Your instructions.
Drop every picture and give the entries back exactly.

Task material.
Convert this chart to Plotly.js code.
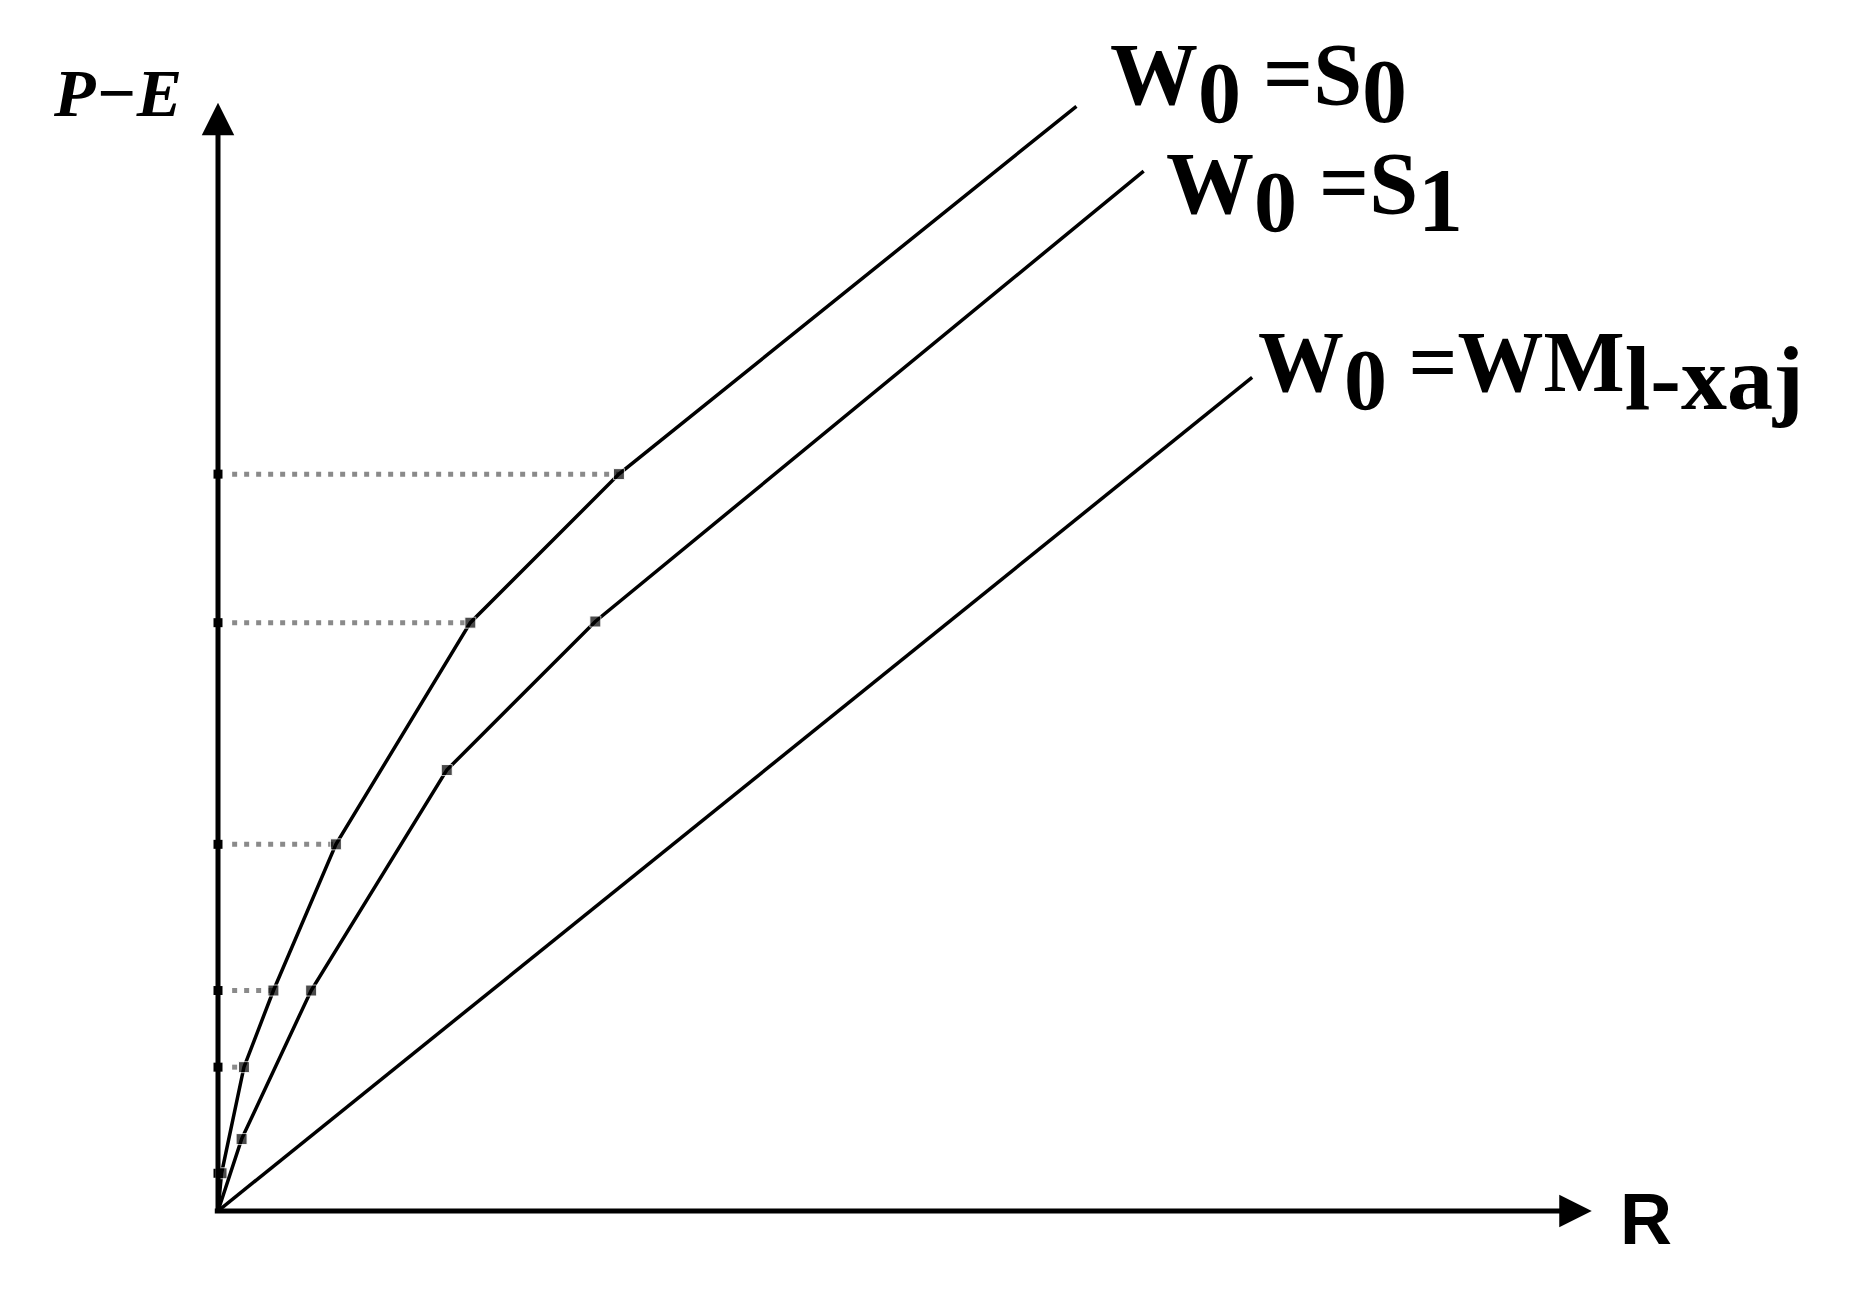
<!DOCTYPE html>
<html>
<head>
<meta charset="utf-8">
<script src="https://cdn.plot.ly/plotly-3.0.1.min.js"></script>
<style>html,body{margin:0;padding:0;background:#fff;}#chart{width:1849px;height:1298px;}</style>
</head>
<body>
<div id="chart"></div>
<script>
// Curve W0 = S0 (break points)
const s0X = [0, 0.3, 2.2, 4.7, 10.0, 21.4, 34.0, 72.8];
const s0Y = [0, 3.2, 12.2, 18.7, 31.1, 49.9, 62.5, 93.7];
// Curve W0 = S1
const s1X = [0, 2.0, 7.9, 19.4, 32.0, 78.5];
const s1Y = [0, 6.1, 18.7, 37.4, 50.0, 88.2];
// Straight line W0 = WM(l-xaj)
const wmX = [0, 87.7];
const wmY = [0, 70.7];
// Dotted guide levels (P-E) and the x where each meets the S0 curve
const levelY = [62.5, 49.9, 31.1, 18.7, 12.2, 3.2];
const levelX = [34.0, 21.4, 10.0, 4.7, 2.2, 0.3];
const guideStart = 1.2;
// Axis extents
const xAxisEnd = 116.5;
const yAxisEnd = 94.0;
// Labels
const labelS0 = 'W<sub><span style="font-size:86px">0</span></sub> =S<sub><span style="font-size:90px">0</span></sub>';
const labelS1 = 'W<sub><span style="font-size:86px">0</span></sub> =S<sub><span style="font-size:90px">1</span></sub>';
const labelWM = 'W<sub><span style="font-size:86px">0</span></sub> =WM<sub><span style="font-size:92px">l-xaj</span></sub>';
const yLabel = 'P\u2212E';
const xLabel = 'R';

const traces = [];
// dotted guides
for (let i = 0; i < levelY.length; i++) {
  if (levelX[i] > guideStart + 0.5) {
    traces.push({
      x: [guideStart, levelX[i]], y: [levelY[i], levelY[i]],
      mode: 'lines', type: 'scatter', cliponaxis: false, hoverinfo: 'skip',
      line: {color: '#8a8a8a', width: 5, dash: '5px,7px'}
    });
  }
}
// tick marks on the P-E axis
traces.push({
  x: levelY.map(() => 0), y: levelY, mode: 'markers', type: 'scatter', cliponaxis: false,
  marker: {symbol: 'square', size: 9, color: '#000'}
});
const lineStyle = {color: '#000', width: 3.5};
traces.push({x: s0X, y: s0Y, mode: 'lines+markers', type: 'scatter', cliponaxis: false,
  line: lineStyle,
  marker: {symbol: 'square', color: '#000', size: s0X.map((v, i) => (i === 0 || i === s0X.length - 1) ? 0 : 11)}});
traces.push({x: s1X, y: s1Y, mode: 'lines+markers', type: 'scatter', cliponaxis: false,
  line: lineStyle,
  marker: {symbol: 'square', color: '#000', size: s1X.map((v, i) => (i === 0 || i === s1X.length - 1) ? 0 : 11)}});
traces.push({x: wmX, y: wmY, mode: 'lines', type: 'scatter', cliponaxis: false, line: lineStyle});

const serif = 'Liberation Serif, Times New Roman, serif';
const annotations = [
  {x: xAxisEnd, y: 0, ax: -0.4, ay: 0, xref: 'x', yref: 'y', axref: 'x', ayref: 'y',
   text: '', showarrow: true, arrowhead: 2, arrowsize: 1.3, arrowwidth: 5, arrowcolor: '#000'},
  {x: 0, y: yAxisEnd, ax: 0, ay: -0.3, xref: 'x', yref: 'y', axref: 'x', ayref: 'y',
   text: '', showarrow: true, arrowhead: 2, arrowsize: 1.3, arrowwidth: 5, arrowcolor: '#000'},
  {x: 1.009, y: -0.007, xref: 'paper', yref: 'paper', xanchor: 'center', yanchor: 'middle',
   text: '<b>' + xLabel + '</b>', showarrow: false,
   font: {family: 'Liberation Sans, Arial, sans-serif', size: 72, color: '#000'}},
  {x: -0.071, y: 0.948, xref: 'paper', yref: 'paper', xanchor: 'center', yanchor: 'middle',
   text: '<b><i>' + yLabel + '</i></b>', showarrow: false,
   font: {family: serif, size: 68, color: '#000'}},
  {x: 75.5, y: 95.6, xref: 'x', yref: 'y', xanchor: 'left', yanchor: 'middle', text: '<b>' + labelS0 + '</b>', showarrow: false,
   font: {family: serif, size: 88, color: '#000'}},
  {x: 80.2, y: 86.4, xref: 'x', yref: 'y', xanchor: 'left', yanchor: 'middle', text: '<b>' + labelS1 + '</b>', showarrow: false,
   font: {family: serif, size: 88, color: '#000'}},
  {x: 88.0, y: 71.2, xref: 'x', yref: 'y', xanchor: 'left', yanchor: 'middle', text: '<b>' + labelWM + '</b>', showarrow: false,
   font: {family: serif, size: 86, color: '#000'}}
];

const layout = {
  width: 1849, height: 1298,
  margin: {l: 218, r: 216, t: 32, b: 87},
  paper_bgcolor: '#fff', plot_bgcolor: '#fff',
  showlegend: false,
  xaxis: {range: [0, 120], visible: false, fixedrange: true},
  yaxis: {range: [0, 100], visible: false, fixedrange: true},
  annotations: annotations
};
Plotly.newPlot('chart', traces, layout, {displayModeBar: false, staticPlot: true});
</script>
</body>
</html>
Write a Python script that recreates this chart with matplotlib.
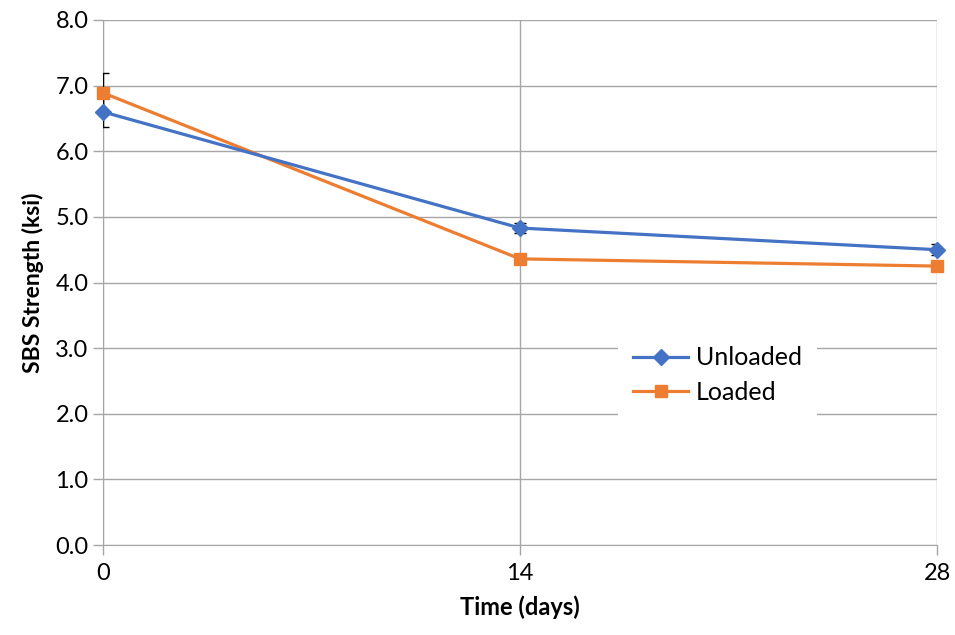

Result.
Convert this chart to Plotly.js code.
<!DOCTYPE html>
<html>
<head>
<meta charset="utf-8">
<script src="https://cdn.plot.ly/plotly-3.0.1.min.js"></script>
<style>html,body{margin:0;padding:0;background:#fff;}#chart{width:1849px;height:1298px;}</style>
</head>
<body>
<div id="chart"></div>
<script>
// Curve W0 = S0 (break points)
const s0X = [0, 0.3, 2.2, 4.7, 10.0, 21.4, 34.0, 72.8];
const s0Y = [0, 3.2, 12.2, 18.7, 31.1, 49.9, 62.5, 93.7];
// Curve W0 = S1
const s1X = [0, 2.0, 7.9, 19.4, 32.0, 78.5];
const s1Y = [0, 6.1, 18.7, 37.4, 50.0, 88.2];
// Straight line W0 = WM(l-xaj)
const wmX = [0, 87.7];
const wmY = [0, 70.7];
// Dotted guide levels (P-E) and the x where each meets the S0 curve
const levelY = [62.5, 49.9, 31.1, 18.7, 12.2, 3.2];
const levelX = [34.0, 21.4, 10.0, 4.7, 2.2, 0.3];
const guideStart = 1.2;
// Axis extents
const xAxisEnd = 116.5;
const yAxisEnd = 94.0;
// Labels
const labelS0 = 'W<sub><span style="font-size:86px">0</span></sub> =S<sub><span style="font-size:90px">0</span></sub>';
const labelS1 = 'W<sub><span style="font-size:86px">0</span></sub> =S<sub><span style="font-size:90px">1</span></sub>';
const labelWM = 'W<sub><span style="font-size:86px">0</span></sub> =WM<sub><span style="font-size:92px">l-xaj</span></sub>';
const yLabel = 'P\u2212E';
const xLabel = 'R';

const traces = [];
// dotted guides
for (let i = 0; i < levelY.length; i++) {
  if (levelX[i] > guideStart + 0.5) {
    traces.push({
      x: [guideStart, levelX[i]], y: [levelY[i], levelY[i]],
      mode: 'lines', type: 'scatter', cliponaxis: false, hoverinfo: 'skip',
      line: {color: '#8a8a8a', width: 5, dash: '5px,7px'}
    });
  }
}
// tick marks on the P-E axis
traces.push({
  x: levelY.map(() => 0), y: levelY, mode: 'markers', type: 'scatter', cliponaxis: false,
  marker: {symbol: 'square', size: 9, color: '#000'}
});
const lineStyle = {color: '#000', width: 3.5};
traces.push({x: s0X, y: s0Y, mode: 'lines+markers', type: 'scatter', cliponaxis: false,
  line: lineStyle,
  marker: {symbol: 'square', color: '#000', size: s0X.map((v, i) => (i === 0 || i === s0X.length - 1) ? 0 : 11)}});
traces.push({x: s1X, y: s1Y, mode: 'lines+markers', type: 'scatter', cliponaxis: false,
  line: lineStyle,
  marker: {symbol: 'square', color: '#000', size: s1X.map((v, i) => (i === 0 || i === s1X.length - 1) ? 0 : 11)}});
traces.push({x: wmX, y: wmY, mode: 'lines', type: 'scatter', cliponaxis: false, line: lineStyle});

const serif = 'Liberation Serif, Times New Roman, serif';
const annotations = [
  {x: xAxisEnd, y: 0, ax: -0.4, ay: 0, xref: 'x', yref: 'y', axref: 'x', ayref: 'y',
   text: '', showarrow: true, arrowhead: 2, arrowsize: 1.3, arrowwidth: 5, arrowcolor: '#000'},
  {x: 0, y: yAxisEnd, ax: 0, ay: -0.3, xref: 'x', yref: 'y', axref: 'x', ayref: 'y',
   text: '', showarrow: true, arrowhead: 2, arrowsize: 1.3, arrowwidth: 5, arrowcolor: '#000'},
  {x: 1.009, y: -0.007, xref: 'paper', yref: 'paper', xanchor: 'center', yanchor: 'middle',
   text: '<b>' + xLabel + '</b>', showarrow: false,
   font: {family: 'Liberation Sans, Arial, sans-serif', size: 72, color: '#000'}},
  {x: -0.071, y: 0.948, xref: 'paper', yref: 'paper', xanchor: 'center', yanchor: 'middle',
   text: '<b><i>' + yLabel + '</i></b>', showarrow: false,
   font: {family: serif, size: 68, color: '#000'}},
  {x: 75.5, y: 95.6, xref: 'x', yref: 'y', xanchor: 'left', yanchor: 'middle', text: '<b>' + labelS0 + '</b>', showarrow: false,
   font: {family: serif, size: 88, color: '#000'}},
  {x: 80.2, y: 86.4, xref: 'x', yref: 'y', xanchor: 'left', yanchor: 'middle', text: '<b>' + labelS1 + '</b>', showarrow: false,
   font: {family: serif, size: 88, color: '#000'}},
  {x: 88.0, y: 71.2, xref: 'x', yref: 'y', xanchor: 'left', yanchor: 'middle', text: '<b>' + labelWM + '</b>', showarrow: false,
   font: {family: serif, size: 86, color: '#000'}}
];

const layout = {
  width: 1849, height: 1298,
  margin: {l: 218, r: 216, t: 32, b: 87},
  paper_bgcolor: '#fff', plot_bgcolor: '#fff',
  showlegend: false,
  xaxis: {range: [0, 120], visible: false, fixedrange: true},
  yaxis: {range: [0, 100], visible: false, fixedrange: true},
  annotations: annotations
};
Plotly.newPlot('chart', traces, layout, {displayModeBar: false, staticPlot: true});
</script>
</body>
</html>
Write a Python script that recreates this chart with matplotlib.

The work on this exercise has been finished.